Il nou's resterait à montrer comment elle a vaincu presque tous ces obstacles, dans une partie de l'Europe, et comment elle s'est développée et fortifiée partout ; comment, après avoir fondé les gouvernemens de la Suisse , de la Hollande, de l’Angleterre et de l'Amérique du nord, elle a insensiblement acquis en France, une puissance capable de déraciner tous les anciens préjugés , de renverser toutes les institutions qui luttaient contre elle, et de révolutionner tout le continent; comment, en France, dans le court espace de vingt-cinq ans, elle a précipité les uns sur les autres sept ou huit gouvernemens qui lui étaient plus ou moins contraires; comment elle est allée surprendre et déconcerter au milieu de ses opérations cette assemde rois qui se partageaint si tranquillement [160]  l'Europe ; comment elle doit infailliblement nous délivrer de ce mélange dégoûtant de despotisme et de démagogie qui forme le trait distinctif de notre nouveau gouvernement ; comment enfin elle se rit de tous les projets de la coalition, et comment si les Français pouvaient éprouver des revers, elle survivrait à leur défaite poursuivrait les vainqueurs au sein de leurs états et triompherait de la victoire même.

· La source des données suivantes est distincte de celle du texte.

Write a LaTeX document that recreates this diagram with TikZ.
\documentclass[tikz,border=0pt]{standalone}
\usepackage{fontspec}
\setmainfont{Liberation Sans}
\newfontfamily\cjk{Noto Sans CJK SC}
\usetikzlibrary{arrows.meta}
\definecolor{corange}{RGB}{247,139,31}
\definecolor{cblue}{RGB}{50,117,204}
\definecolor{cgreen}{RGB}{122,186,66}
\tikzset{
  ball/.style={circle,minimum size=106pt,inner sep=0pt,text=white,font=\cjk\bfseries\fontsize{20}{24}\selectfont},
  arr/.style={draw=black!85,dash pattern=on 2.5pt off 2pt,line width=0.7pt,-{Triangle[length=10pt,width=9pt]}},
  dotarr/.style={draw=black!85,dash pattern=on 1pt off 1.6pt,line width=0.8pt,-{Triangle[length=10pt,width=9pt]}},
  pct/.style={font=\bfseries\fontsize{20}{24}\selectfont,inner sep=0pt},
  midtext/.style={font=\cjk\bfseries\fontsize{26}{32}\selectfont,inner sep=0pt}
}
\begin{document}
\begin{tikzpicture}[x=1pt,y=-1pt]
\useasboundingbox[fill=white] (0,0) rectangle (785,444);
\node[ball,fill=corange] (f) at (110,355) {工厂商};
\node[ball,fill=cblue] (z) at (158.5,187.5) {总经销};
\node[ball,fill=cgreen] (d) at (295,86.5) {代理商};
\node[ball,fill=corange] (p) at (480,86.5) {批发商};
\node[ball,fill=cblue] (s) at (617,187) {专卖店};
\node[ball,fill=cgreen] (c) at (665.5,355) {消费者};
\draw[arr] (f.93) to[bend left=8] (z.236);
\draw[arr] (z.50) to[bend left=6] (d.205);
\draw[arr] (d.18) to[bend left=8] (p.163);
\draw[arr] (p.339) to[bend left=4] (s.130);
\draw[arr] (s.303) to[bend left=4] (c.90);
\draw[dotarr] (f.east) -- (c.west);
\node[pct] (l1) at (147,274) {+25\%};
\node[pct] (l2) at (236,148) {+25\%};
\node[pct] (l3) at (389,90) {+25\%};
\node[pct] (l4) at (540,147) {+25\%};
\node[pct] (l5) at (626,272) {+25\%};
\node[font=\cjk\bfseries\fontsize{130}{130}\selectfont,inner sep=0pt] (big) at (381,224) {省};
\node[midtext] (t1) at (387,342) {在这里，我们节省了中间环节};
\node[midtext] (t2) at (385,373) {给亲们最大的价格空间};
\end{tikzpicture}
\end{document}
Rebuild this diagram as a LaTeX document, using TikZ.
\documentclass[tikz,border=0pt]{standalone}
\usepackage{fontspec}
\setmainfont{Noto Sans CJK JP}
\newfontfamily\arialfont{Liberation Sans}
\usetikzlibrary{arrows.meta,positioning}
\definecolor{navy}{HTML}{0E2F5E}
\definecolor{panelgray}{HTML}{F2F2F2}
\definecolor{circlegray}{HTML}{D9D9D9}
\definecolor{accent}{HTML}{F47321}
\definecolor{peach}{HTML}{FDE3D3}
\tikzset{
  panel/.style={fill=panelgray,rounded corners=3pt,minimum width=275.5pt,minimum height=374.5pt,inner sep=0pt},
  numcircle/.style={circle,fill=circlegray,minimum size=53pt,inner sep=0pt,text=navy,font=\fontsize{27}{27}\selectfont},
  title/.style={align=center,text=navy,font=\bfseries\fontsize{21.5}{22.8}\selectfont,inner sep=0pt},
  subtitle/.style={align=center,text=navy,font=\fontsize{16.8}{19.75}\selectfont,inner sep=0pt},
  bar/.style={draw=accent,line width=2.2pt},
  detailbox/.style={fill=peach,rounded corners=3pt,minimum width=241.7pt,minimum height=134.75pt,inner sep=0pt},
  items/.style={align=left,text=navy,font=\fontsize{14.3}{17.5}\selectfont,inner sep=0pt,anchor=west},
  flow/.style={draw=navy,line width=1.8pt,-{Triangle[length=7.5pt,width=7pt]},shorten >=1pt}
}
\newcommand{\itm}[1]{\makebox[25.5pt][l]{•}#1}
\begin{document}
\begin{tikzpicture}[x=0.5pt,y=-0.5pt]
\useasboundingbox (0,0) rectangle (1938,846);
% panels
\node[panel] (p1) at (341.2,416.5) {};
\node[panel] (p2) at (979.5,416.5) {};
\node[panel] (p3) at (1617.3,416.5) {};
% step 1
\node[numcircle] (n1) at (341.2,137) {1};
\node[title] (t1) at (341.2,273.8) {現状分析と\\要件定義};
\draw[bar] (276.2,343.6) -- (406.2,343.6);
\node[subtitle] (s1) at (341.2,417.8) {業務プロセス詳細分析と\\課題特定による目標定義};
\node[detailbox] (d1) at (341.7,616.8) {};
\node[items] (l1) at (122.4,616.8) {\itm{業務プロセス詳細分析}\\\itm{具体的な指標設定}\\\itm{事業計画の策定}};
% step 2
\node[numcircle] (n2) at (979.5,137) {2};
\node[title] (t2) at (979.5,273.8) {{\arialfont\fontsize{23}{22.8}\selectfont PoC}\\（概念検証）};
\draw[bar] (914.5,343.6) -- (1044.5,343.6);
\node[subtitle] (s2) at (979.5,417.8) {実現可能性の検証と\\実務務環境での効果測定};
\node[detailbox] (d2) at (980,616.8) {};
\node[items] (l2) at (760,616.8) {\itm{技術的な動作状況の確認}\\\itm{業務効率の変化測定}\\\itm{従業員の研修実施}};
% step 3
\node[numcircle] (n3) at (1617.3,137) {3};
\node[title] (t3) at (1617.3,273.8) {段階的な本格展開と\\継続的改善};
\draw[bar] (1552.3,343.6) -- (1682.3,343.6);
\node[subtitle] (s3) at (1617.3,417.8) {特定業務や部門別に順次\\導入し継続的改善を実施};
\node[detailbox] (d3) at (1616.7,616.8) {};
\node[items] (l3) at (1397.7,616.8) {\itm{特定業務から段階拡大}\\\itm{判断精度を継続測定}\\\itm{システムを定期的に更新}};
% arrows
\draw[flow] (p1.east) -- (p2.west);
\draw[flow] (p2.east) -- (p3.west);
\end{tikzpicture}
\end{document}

Nous regrettons que l'étendue déjà disproportionnée de la première partie de ce volume ne nous permette pas de placer ici ces détails. Ils entreront dans le volume prochain.

D…..R

 


 

Endnotes

[1] Nous voyons même que ces grandes leçons ne suffisent pas toujours pour leur faire concevoir la puissance de l'opinion et la nécessité de s'y soumettre.

[2] De l'esprit de conquête et de l'usurpation, etc., pag. 2.